═══ Dataset records ═══

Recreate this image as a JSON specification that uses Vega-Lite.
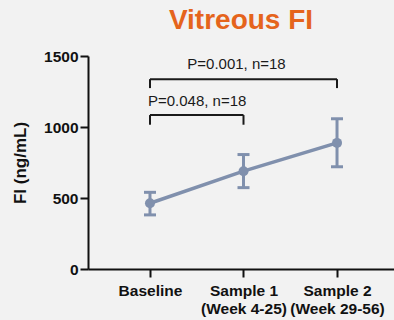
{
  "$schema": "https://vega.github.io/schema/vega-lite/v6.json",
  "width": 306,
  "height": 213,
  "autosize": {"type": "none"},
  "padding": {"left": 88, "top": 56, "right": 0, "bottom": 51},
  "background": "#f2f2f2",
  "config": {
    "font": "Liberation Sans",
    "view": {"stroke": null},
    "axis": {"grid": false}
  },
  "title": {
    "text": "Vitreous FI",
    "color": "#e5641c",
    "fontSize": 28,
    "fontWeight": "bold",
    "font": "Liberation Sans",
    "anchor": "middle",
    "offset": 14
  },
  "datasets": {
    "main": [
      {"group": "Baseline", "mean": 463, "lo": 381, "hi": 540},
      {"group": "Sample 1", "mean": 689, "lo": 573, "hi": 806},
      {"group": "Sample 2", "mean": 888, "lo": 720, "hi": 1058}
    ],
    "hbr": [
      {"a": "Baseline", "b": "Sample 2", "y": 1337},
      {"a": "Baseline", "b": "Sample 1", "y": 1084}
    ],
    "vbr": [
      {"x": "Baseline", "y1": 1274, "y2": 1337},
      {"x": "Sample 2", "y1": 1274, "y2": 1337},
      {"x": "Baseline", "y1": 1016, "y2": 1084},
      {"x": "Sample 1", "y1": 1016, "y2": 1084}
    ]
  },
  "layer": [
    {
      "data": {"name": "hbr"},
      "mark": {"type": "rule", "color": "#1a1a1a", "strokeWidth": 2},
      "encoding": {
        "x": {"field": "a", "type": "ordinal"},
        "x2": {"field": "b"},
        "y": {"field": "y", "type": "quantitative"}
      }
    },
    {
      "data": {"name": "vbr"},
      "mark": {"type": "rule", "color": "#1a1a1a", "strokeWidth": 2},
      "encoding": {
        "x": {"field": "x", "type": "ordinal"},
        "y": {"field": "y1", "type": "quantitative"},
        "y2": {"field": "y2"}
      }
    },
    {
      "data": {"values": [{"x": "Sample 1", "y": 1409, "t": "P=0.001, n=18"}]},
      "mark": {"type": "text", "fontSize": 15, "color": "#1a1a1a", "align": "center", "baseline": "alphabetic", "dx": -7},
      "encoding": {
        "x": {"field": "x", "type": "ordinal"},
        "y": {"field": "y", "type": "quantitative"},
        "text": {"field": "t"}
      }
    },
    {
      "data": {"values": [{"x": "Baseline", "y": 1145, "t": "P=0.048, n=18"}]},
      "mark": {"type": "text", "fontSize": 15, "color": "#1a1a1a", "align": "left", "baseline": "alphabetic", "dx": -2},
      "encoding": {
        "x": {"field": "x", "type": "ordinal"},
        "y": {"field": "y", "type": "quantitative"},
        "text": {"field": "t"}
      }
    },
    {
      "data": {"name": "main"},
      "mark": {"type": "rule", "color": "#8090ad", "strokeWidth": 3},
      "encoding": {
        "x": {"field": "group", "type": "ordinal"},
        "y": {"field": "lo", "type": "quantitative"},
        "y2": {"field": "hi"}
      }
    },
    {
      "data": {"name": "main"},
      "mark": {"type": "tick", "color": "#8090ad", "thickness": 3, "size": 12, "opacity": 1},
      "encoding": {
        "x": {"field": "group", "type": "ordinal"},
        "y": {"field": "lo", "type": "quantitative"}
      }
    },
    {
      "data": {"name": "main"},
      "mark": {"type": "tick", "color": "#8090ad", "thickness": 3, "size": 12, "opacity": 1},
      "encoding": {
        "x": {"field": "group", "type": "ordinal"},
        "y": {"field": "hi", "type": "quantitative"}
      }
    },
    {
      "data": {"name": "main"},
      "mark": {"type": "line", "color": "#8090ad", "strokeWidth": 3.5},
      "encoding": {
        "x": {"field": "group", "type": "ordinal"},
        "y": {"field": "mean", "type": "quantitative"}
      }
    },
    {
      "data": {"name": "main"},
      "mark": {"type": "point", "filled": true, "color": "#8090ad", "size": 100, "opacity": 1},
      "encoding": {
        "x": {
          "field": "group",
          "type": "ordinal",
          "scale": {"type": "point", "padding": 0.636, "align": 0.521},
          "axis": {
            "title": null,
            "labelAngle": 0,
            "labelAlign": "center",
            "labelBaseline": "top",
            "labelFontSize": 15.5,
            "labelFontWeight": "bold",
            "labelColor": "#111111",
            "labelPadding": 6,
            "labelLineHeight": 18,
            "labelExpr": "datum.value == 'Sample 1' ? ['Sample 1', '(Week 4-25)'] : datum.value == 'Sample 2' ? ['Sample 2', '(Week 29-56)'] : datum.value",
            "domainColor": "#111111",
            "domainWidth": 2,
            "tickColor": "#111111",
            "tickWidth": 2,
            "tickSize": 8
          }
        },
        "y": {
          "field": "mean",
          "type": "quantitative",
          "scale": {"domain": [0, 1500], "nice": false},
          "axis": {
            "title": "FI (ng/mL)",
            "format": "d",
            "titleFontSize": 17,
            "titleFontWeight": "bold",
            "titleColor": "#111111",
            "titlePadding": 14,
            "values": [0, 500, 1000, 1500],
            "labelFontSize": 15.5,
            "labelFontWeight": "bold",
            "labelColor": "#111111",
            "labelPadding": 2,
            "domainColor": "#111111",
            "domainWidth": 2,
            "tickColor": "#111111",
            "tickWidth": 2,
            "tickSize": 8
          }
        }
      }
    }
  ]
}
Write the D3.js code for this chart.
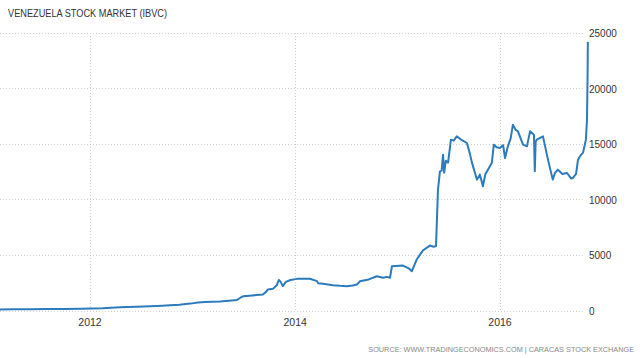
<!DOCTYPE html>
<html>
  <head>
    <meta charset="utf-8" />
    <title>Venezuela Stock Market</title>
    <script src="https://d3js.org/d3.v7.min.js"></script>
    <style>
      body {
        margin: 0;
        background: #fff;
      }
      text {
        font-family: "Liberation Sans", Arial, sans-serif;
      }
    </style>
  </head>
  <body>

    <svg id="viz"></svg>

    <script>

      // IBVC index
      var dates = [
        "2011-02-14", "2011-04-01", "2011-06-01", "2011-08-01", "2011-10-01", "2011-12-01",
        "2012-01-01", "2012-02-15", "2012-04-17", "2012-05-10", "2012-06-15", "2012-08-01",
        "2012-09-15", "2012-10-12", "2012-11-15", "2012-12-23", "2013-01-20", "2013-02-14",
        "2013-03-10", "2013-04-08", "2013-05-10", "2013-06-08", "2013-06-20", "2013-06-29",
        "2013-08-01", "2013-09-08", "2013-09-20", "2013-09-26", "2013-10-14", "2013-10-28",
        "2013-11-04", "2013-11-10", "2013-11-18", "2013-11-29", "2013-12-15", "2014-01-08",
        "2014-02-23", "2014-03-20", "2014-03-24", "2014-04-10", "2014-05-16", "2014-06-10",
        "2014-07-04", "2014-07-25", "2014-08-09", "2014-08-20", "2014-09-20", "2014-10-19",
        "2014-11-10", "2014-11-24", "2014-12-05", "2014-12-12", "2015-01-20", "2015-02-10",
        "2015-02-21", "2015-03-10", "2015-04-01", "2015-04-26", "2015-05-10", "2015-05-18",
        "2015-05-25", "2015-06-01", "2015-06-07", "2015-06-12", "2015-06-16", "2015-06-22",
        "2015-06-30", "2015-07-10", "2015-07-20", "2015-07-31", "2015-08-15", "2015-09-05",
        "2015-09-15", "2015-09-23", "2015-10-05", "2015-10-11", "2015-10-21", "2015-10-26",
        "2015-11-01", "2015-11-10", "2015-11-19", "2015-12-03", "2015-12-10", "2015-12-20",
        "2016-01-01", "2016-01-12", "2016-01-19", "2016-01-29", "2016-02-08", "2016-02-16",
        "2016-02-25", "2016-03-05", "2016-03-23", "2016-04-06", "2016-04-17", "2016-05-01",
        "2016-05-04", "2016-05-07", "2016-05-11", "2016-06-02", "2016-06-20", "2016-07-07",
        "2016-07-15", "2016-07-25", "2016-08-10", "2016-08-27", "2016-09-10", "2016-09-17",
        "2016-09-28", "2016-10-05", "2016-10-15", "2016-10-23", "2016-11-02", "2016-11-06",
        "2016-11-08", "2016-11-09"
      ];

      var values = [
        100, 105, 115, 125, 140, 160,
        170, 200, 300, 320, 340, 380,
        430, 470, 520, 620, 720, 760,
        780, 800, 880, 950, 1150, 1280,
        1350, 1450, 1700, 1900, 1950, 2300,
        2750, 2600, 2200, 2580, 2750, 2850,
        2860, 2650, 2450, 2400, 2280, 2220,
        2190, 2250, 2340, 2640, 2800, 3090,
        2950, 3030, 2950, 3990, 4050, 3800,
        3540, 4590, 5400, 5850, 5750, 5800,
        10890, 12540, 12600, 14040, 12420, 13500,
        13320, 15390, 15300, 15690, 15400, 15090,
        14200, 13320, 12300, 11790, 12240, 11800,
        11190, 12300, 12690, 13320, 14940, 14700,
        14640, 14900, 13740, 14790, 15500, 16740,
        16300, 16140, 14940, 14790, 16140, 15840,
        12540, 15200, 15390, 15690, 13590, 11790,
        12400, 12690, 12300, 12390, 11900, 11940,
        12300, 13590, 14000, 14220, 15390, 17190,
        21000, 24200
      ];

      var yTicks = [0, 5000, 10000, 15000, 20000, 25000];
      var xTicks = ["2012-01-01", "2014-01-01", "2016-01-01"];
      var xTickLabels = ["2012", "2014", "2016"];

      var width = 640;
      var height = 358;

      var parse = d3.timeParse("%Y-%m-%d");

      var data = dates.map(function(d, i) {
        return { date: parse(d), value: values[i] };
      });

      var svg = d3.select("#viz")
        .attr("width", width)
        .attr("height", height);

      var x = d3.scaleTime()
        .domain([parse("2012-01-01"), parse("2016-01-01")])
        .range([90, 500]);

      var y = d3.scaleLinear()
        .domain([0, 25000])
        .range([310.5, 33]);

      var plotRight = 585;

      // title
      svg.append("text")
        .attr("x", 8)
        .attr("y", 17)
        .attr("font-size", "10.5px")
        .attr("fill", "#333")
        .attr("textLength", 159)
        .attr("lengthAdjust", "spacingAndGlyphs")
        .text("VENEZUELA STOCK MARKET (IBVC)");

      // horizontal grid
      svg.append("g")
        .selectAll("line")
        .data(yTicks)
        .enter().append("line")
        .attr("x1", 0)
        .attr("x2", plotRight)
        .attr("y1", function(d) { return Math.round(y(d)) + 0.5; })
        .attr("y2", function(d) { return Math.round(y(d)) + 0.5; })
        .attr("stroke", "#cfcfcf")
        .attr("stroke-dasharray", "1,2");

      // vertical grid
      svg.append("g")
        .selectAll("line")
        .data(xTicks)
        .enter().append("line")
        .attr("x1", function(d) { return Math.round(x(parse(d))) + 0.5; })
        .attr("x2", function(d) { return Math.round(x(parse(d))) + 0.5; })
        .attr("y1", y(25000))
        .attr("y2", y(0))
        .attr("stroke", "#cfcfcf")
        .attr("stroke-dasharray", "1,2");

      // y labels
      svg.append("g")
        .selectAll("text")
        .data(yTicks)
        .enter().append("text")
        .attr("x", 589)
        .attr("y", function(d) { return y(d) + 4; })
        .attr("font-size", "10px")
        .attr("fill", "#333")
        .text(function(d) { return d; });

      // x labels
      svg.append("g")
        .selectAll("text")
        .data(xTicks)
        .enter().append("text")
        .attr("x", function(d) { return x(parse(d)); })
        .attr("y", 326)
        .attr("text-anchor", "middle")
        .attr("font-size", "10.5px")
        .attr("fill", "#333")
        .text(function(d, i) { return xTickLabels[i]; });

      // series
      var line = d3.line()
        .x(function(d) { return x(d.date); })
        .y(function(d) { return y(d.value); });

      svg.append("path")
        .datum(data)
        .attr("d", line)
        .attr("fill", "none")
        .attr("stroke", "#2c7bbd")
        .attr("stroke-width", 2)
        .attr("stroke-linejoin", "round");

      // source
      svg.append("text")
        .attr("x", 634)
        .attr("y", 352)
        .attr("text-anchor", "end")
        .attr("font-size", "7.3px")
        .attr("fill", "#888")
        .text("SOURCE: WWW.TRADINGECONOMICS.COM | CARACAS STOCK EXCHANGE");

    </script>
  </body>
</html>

═══

Task details: Copy out every line holding the string "this".

Exercise output:
Recreate this image as a JSON specification that uses Vega-Lite.
Write the D3.js code for this chart.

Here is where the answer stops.